At least five terrorists involved in the Paris and Brussels terrorist attacks were receiving welfare benefits from the state, the Wall Street Journal reports, citing local authorities.
Belgian financial investigators looking into the terrorist attacks found that Salah Abdeslam, charged with taking part in the Paris assaults, had collected €19,000 ($21,000) in welfare payments, which were stopped just a few weeks before the attacks were carried out in the French capital in November, WSJ reports.
However, Abdeslam should not have been receiving payments as he partly owned a bar, which he was managing at the time. Belgian officials say this made him ineligible for welfare.
In total, the authorities say that five terrorists who took part in the Paris and Brussels attacks were able to claim a total of over €50,000 ($56,000).
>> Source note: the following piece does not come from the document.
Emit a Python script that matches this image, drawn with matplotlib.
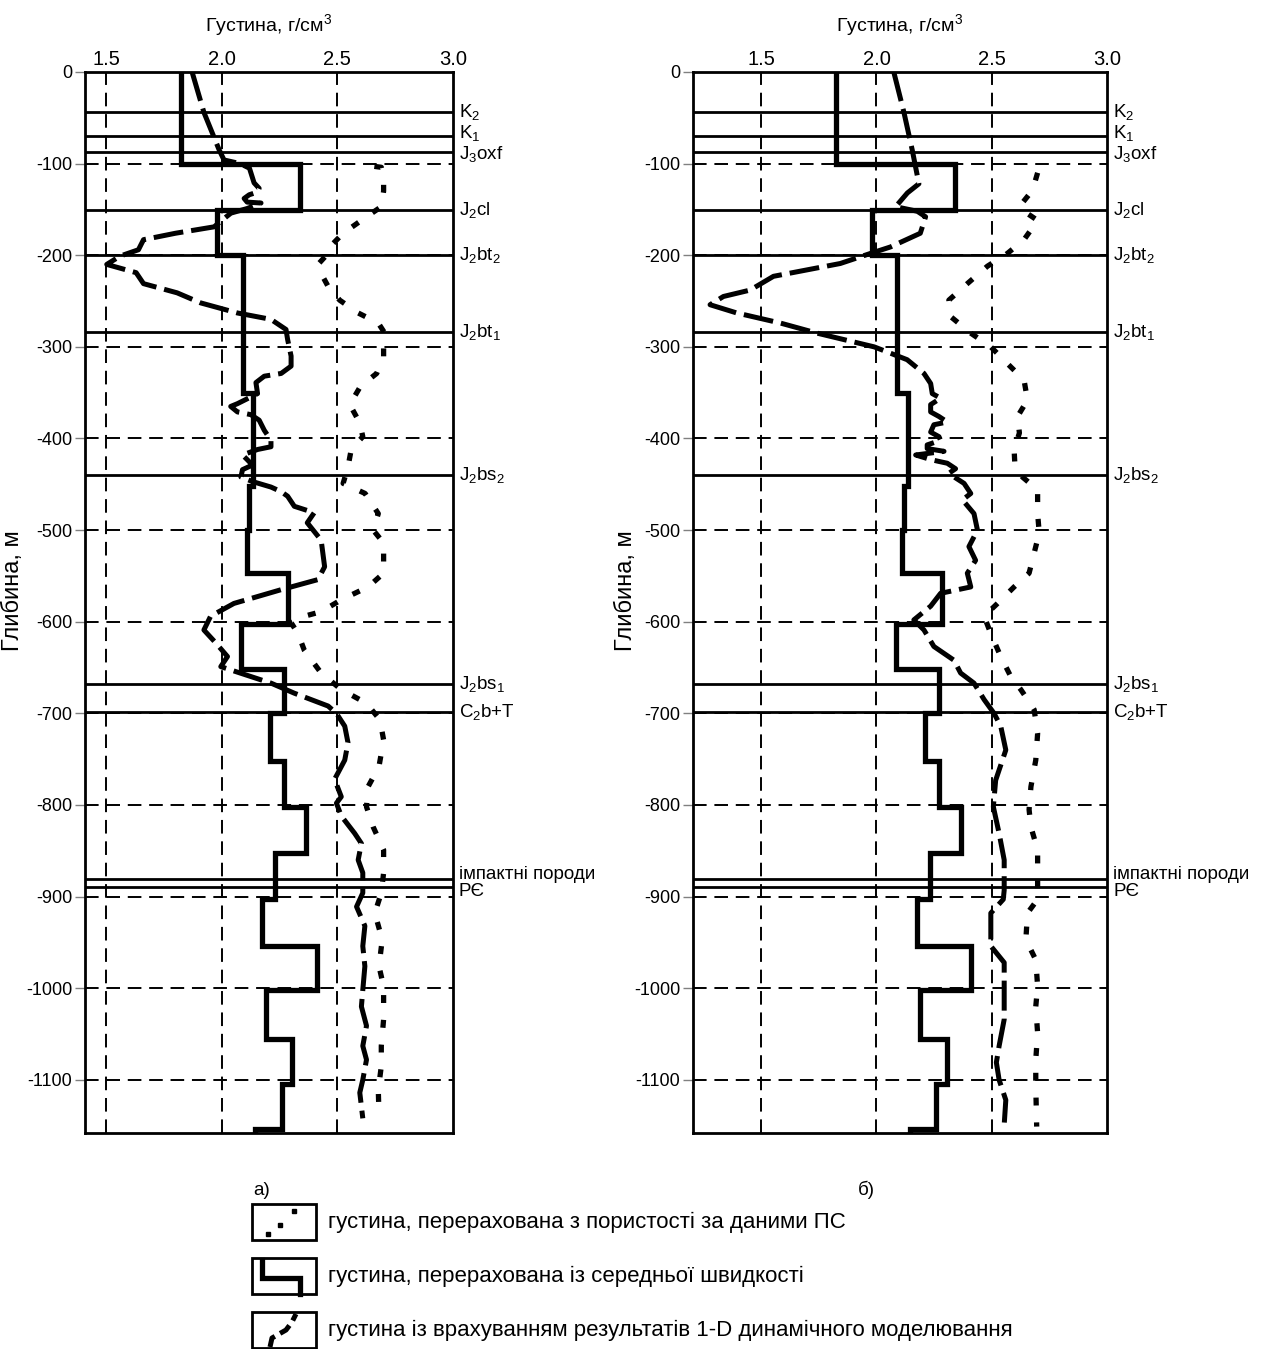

Tom Keatinge, director of the Centre for Financial Crime and Security Studies at the Royal United Services Institute in London, told the Wall Street Journal that something needs to be done to address issues with the welfare system, adding that it is accepted that “the benefits system is vulnerable to abuse for terrorist financing purposes.”
He said that the authorities could perhaps look at different ways of handing out benefits, such as the use of vouchers.
“If you’re paying benefit to people in certain parts of Brussels, maybe you need to be a little more observant about who you’re paying to, and what they might be doing with it,” he told the newspaper.
Islamic State (IS, formerly ISIS/ISIL) has previously encouraged its followers to tap into the European benefits system. In a 2015 booklet, it suggested that “if you can claim extra benefits from a government, then do so.”
Meanwhile, the Belgian government has identified student-loan fraud and insurance scams as ways that jihadists could raise financial capital in the West.
Philippe de Koster, director of Belgium’s Financial Intelligence Processing Unit, said that better coordination was needed between security and welfare officers to try and stop those suspected of terrorism from receiving welfare payments. However, the law in Belgium currently only allows benefit payments to be cut once a person is convicted of terrorism.
De Koster says there is no evidence that the terrorists used this welfare money to finance their attacks, but he does accept that it helped them with their “livelihoods” and “indirect support for their terrorist activities,” the Wall Street Journal reported.
Checks in Belgium on people receiving benefits have become significantly more stringent since the Brussels attacks in March. A month later, the National Employment Office found that 14 people jailed in Belgium under terrorism charges had been receiving welfare while they were behind bars.
The Belgian prime minister’s spokesman, Fred Cauderlier, has since confirmed that the law has been changed to make sure that people convicted of terrorist offenses will not receive benefits payments while in jail.